Sayuri opened the door. And snapped her fingers. The snapping sound returned to reality. Her focus returned. The smell of dirt was gone and now replaced by Sayuri's sharp perfume.
Sayuri was standing by the door, holding a garment bag. She gave Reina a look of disgust.
"Enough. Stop acting," Sayuri snapped. "You are ruining the makeup. Crying isn't today's segment."
Reina panicked, trying to dry her eyes. Her hands shook so much that she knocked her gym bag onto the floor.
The bag hit the floor with a loud and heavy thud and the zipper burst open.
Her things scattered everywhere: a water bottle, some new and used tissues, the stolen vial and the black burner phone she had secretly purchased and hidden from everyone.
The world stood still.
Reina's heart tightened inside her chest.

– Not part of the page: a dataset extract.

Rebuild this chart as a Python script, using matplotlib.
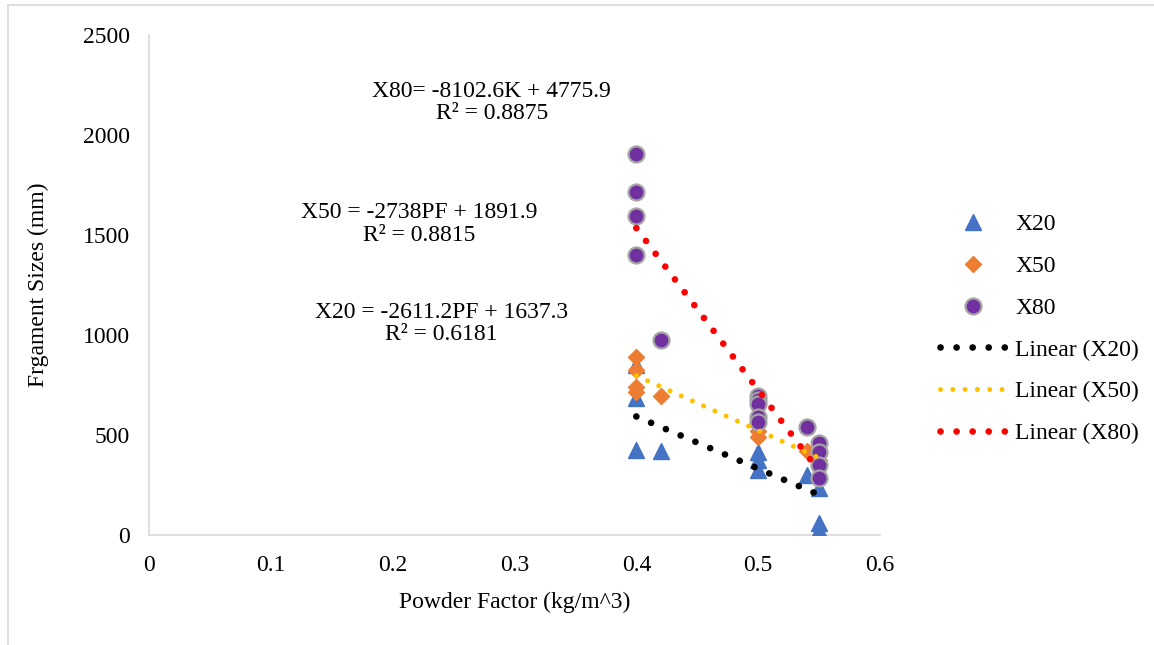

The phone fell right beside Sayuri's designer heels.
If she picked the phone and saw the encrypted chat app Haru had installed then everything would be over, the "Supernova Protocol" would die even before it even started. She would disappear just like Yuka.
Sayuri looked at the floor, her eyes cold.
"What is that, Reina?"
Reina froze. Her mind raced. She had let her guard down and got distracted by her guilt and the ghost of Yuka that she had made a mistake. To save herself, she had to play the part of a victim. She couldn't act smart or strong now. She had to be what Sayuri wanted her to be. She had to be a broken, vulnerable child.
She dropped down to the floor and started sobbing. She ignored the phone on the tiles and covered her eyes with her bandaged hands and began to scream and wail.
"I'm sorry!" Reina wailed in a high but childish voice, "Kenji! The stalker! He came today! He knew about the clinic! He scared me so much! I bought that phone in secret just to call my mom! I didn't want anyone to overhear us! Please, don't report me! Please don't tell Chairman Kaneshiro! Please!"
It was a shameful and embarrassing lie. It made her look like a weak, pathetic girl. It took away the last shade of her dignity.
Sayuri stared down at her for 10 long, painful seconds. Reina stayed on the floor, crying and waiting. She could feel her eyes burning into her back.
"You are so stupid, Reina," Sayuri finally sighed. She stepped over the phone. She didn't pick it up. To her, a girl crying for her mommy wasn't anything new. It was just another annoying mess she has to clean up.
"Keep it for now. If it helps you to stay calm and keeps you from breaking down in front of the camera, then fine. I don't care. But if you get distracted, I'll have security break your fingers."
She kicked the phone toward Reina's bag.
"Five minutes. You have five minutes to fix your makeup and get dressed"
She walked out. The door clicked shut. And the silence returned.
Reina waited until the hallway was silent. Then she stopped acting and reached for the burner phone with a steady, cold hand. She hid the phone and the stolen medicine under her clothes.
She looked back at the mirror. Yuka was disppeared.
There was only Reina, kneeling with shame. She felt sick and dirty and felt the weight of her sins. But she was alive.
I'm no hero, she told her reflection. I'm just a monster who didn't die. But maybe a monster is exactly what they deserve.
She stood up. She didn't fix her makeup immediately. She looked at her ruined face one last time. Then like a machine, she picked up the powder and began to paint the lie back on.
> [SYSTEM LOG: LUMINA!_DORM_SURVEILLANCE_04]
> Asset: Reina Shiratori.
> Status: Behavioral Breakdown detected. Cortisol levels: High.
> Manager Note (Sayuri): Asset is exhibiting signs of severe paranoia. Asset attempted unauthorized communication (familial contact).
> Recommendation: Isolate Asset from external feeds. Accelerate AI integration.
> [ALERT: ENCRYPTED OUTBOUND SIGNAL DETECTED... SOURCE UNKNOWN.]